Her head hangs back and she silently screams, the fictional words reverberating through the colorless room. And her breasts stare back at me, drooping like anemic flowers. And I enter her gracefully, slipping in with such ease, her rosebud moist like a virgin’s lips. Like an icicle on a grille. Verily, it is the only thing that hasn’t really drooped with age. A gothic Vogel with cathedral-shaped arches. A baroque attic with elaborate drapery. Her hands clasp my arms; she is holding on for dear life. And this could never be closer to the truth.
And my words echo, “What is it that keeps you from going, keeps you from quitting, just leaving this place behind?”
“I guess—I guess I’ve just been waiting for this moment…waiting for you to come back.”
And when you close your eyes, your partner can be anyone. But she doesn’t realize—the soul is still there, it still pervades this misty, calloused air.
Yet, she continues to scream, “Oh, Pío! I knew you’d be back. My stallion. My savior, my Pío.”
And she is nearing the point of no return, and I am whispering into her ears her requiem. “I know what death is like; I feel it in my dreams—A rush of blood, a touch of love, a tearing at the seams. Bounded by the hands of death, just drowning in his voice.
I'm trying desperately to catch my breath, but my arms were lost at the deathly cost of a butcher knife's rejoice.”
And she moans.
And the eulogy continues, “So sell me what I've come to buy. How much does athanasia cost? A broken leg, a weepy eye, a heart that I, as a child, crossed?”
I am digging deep; I am razing her soul—mounds of dirt before an epitaph. Everyone just wants to be remembered. Remember?
And my macabre voice sings, “A word as simple as goodbye could suture this glowing heart of gold. And as riches pour from inside, I, decrepit, abhor the old.”
And the vultures they tap at her window. They salivate at the very sight of her elastic flesh. The vultures’ eyes grow wide, expanding like rubber balloons. The jet-black hue of the room, I think, soon becomes the same as a blink.
And the chilling choir chants, “I sip, in vain, from this fountain hoping to find my youth, but I couldn't find the helm of time, I only found the truth.”
And bubbles sway inside her IV. A medicated cauldron for the old hag. Lake Placid in a bag.
And the vultures croon, “So bade goodbye these hazel eyes, this age old lie is a grave demise. So pay the price and bathe in sighs, for tonight, the light hides from the skies.”
A Solar eclipse.
Life is euthanasia.
And for a moment, I shade the people who hate the sun’s disparaging rays.
And to the sun I scream—
You great ball of nothing in the sky, you’re just as shy as the clouds are high. No thank you, sun, I think you’re done, for I’m the one who knows who dies.
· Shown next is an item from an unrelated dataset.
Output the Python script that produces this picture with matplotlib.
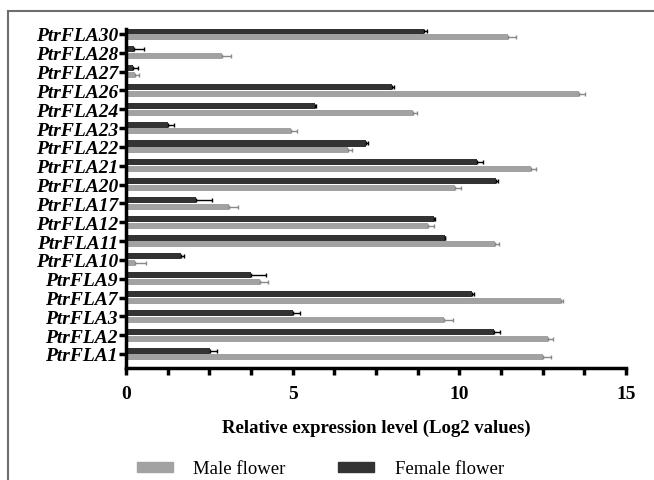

And I murmur to Greta, “And your last breath, it reeks of death. These bones are left, alone, bereft.”
And she collapses. And the electrocardiogram slows down till it is nothing more than a few mounds on a screen.
And I whisper softly into her left ear, “Tell me Greta, is it God that chokes the hopeful throat to a celestial place, profound?”
And I whisper into her right ear—a whisper that rivals a scream, “Or does Mother Nature write the note to an apathetic ground?"
Here lies Greta Cubicula: A Pervert, A Loving Grandmother to No One, to Nothing, A Mortal.
And I am remembering those sandcastles, and how much I hated the waves for ruining my masterpieces.
And my grandmother's eyes roll back, while I continue to whisper, “I am the Sistine of all your dreams, my hands unclean, with what’s between. I am the codeine and you’re the fiend. I am the flat line on your machine. Your life—it is meaningless to me. Hayden Santiago, not darling, not sweetie, what you get is what you see, a figment of your reverie, a masterpiece.”
Satisfaction Guaranteed.
And I look over at the director, but he is too speechless to speak.